What European Interiors Get Right That American Homes Forget

There is an ease to European interiors that is hard to replicate and even harder to fake. You feel it the moment you step inside. The room does not announce itself. It does not try to impress. It simply is, comfortable in its own skin, layered with time, and quietly confident.

American homes, on the other hand, often feel like they are trying a little too hard. Bigger rooms, cleaner lines, newer everything. Somewhere in that pursuit of polish, we have misplaced a few essential truths about what makes a home feel grounded and deeply livable.

European interiors remember them.

They allow rooms to show their age. Scratched floors, softened edges, walls that tell a story. These are not flaws to be corrected but evidence of life well lived. In many American homes, the instinct is to erase anything that hints at wear. But perfection rarely feels personal. Patina does.

European homes are also designed for living, not resale. Furniture is chosen for how it feels at the end of the day, not how it will photograph or appraise. Dining rooms anticipate long meals. Sofas invite you to stay awhile. There is less concern about whether something is timeless and more focus on whether it works for this family, in this season of life.

You see it in the furniture, too. Pieces are not matched. They are collected. A chair inherited from a grandparent sits comfortably beside something found at a flea market. Tables bear the marks of repair. Lamps do not coordinate, yet somehow they belong. The room feels assembled over time, not ordered all at once. In contrast, many American interiors feel finished the day they are installed and oddly frozen ever since.

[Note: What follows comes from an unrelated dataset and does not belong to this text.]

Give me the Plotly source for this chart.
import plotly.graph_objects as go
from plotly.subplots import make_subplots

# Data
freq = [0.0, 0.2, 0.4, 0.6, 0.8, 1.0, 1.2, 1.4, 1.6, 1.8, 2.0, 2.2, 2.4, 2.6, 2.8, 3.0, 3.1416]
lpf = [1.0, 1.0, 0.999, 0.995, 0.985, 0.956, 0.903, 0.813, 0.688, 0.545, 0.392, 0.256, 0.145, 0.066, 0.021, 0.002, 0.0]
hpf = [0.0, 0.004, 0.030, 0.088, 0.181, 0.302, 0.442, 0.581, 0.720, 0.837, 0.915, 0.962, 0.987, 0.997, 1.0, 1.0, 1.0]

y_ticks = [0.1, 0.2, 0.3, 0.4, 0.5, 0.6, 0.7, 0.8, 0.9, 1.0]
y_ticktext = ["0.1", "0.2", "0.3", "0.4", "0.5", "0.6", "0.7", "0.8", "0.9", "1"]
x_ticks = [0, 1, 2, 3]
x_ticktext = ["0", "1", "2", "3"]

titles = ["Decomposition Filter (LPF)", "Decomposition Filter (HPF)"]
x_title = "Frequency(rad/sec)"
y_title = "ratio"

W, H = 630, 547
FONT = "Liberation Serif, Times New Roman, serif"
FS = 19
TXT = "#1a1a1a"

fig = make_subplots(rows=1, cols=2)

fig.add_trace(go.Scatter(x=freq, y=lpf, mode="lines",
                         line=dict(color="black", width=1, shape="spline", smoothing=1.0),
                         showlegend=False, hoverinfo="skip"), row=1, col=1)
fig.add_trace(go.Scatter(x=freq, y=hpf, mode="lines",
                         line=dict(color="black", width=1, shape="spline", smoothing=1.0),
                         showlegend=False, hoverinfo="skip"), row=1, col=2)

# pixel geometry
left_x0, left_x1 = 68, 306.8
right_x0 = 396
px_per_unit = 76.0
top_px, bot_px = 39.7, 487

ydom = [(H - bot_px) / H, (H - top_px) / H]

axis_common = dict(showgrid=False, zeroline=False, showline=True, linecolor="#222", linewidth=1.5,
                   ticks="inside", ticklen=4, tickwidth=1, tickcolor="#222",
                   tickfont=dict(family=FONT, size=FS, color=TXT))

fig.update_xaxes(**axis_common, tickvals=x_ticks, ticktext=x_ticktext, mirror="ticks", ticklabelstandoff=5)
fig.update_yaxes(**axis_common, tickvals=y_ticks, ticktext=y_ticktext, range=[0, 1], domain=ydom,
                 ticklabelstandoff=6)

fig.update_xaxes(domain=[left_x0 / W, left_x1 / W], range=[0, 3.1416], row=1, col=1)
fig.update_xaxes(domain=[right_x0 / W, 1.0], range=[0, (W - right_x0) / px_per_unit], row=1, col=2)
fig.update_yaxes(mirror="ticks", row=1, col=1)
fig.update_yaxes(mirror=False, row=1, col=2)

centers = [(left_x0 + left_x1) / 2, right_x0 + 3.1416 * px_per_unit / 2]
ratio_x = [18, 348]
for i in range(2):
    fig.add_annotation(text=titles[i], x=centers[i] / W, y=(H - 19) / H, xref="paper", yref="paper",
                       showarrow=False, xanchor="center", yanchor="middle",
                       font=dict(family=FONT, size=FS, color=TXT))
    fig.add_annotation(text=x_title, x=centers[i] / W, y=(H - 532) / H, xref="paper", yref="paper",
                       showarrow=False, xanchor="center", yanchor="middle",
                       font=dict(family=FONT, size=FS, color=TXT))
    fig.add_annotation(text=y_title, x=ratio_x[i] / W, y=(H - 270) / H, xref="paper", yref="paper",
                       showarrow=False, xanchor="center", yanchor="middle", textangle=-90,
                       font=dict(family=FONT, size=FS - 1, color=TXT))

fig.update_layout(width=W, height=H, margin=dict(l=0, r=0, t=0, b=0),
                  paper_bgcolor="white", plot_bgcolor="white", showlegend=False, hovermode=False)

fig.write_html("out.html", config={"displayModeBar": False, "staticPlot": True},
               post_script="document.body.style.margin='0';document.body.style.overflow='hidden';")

Smaller spaces are treated with reverence rather than frustration. European homes rarely waste square footage, so every corner is considered. Storage is intentional. Furniture is scaled properly. Rooms serve more than one purpose without feeling temporary or compromised. There is an understanding that intimacy can be luxurious and that a well proportioned room will always feel better than an oversized one with nothing to say.

Then there are the books, the art, the objects. European interiors do not shy away from intellectual clutter. Shelves are full, not styled. Art is personal, sometimes imperfect, often irreplaceable. Travel mementos are not tucked away. They are part of the narrative. These homes reflect not just taste, but thought.

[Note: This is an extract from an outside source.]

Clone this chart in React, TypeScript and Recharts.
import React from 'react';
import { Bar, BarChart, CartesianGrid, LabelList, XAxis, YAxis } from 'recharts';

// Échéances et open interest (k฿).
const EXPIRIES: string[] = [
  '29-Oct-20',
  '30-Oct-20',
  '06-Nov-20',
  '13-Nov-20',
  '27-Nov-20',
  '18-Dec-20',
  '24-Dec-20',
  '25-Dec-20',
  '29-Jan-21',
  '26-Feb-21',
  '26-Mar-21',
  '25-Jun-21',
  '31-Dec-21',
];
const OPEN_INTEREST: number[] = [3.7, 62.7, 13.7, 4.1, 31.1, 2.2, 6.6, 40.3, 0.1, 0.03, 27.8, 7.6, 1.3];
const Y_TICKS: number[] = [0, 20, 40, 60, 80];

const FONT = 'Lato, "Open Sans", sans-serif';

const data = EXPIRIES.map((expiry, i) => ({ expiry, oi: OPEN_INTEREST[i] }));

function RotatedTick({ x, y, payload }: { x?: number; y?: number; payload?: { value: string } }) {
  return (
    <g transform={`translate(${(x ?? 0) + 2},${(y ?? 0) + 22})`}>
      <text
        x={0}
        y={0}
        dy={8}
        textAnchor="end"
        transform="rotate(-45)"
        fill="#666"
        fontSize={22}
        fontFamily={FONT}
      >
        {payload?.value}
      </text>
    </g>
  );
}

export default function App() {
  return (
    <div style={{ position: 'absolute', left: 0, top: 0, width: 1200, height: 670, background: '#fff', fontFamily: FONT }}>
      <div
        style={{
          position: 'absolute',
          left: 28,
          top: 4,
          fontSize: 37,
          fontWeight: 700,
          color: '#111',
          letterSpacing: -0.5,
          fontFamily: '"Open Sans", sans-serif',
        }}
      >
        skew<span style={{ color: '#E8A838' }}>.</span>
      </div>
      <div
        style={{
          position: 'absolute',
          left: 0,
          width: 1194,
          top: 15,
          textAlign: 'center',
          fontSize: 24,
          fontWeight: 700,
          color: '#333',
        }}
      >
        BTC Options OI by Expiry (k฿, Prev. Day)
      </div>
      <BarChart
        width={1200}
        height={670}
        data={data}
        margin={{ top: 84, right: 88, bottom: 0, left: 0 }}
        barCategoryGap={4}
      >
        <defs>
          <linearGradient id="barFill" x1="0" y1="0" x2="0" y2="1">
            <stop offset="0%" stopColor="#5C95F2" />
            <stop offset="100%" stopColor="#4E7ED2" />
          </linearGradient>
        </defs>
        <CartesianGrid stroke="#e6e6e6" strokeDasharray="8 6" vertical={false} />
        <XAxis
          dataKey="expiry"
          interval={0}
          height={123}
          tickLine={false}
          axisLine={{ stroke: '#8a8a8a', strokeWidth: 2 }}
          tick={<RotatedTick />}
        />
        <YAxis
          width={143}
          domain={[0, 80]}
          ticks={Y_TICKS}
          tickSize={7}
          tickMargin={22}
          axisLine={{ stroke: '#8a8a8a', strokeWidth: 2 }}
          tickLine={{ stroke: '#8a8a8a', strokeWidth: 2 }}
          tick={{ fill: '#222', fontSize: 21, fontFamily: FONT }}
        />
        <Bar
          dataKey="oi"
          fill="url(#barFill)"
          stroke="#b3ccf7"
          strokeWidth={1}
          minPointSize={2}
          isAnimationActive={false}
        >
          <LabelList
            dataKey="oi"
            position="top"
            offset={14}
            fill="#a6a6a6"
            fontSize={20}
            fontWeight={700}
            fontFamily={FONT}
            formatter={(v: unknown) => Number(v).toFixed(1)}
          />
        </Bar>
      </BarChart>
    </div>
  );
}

Perhaps most importantly, European interiors prioritize comfort without apology. Lighting is soft and layered. Curtains are functional. Chairs are meant to be sat in. There is a warmth that comes from designing for human bodies and real routines, not just visual impact.

American homes do not need to become more European. They simply need permission to slow down. To value comfort over perfection, history over novelty, and lived in beauty over something brand new. The most meaningful homes are not finished all at once. They are shaped quietly, over time, by the people who love them.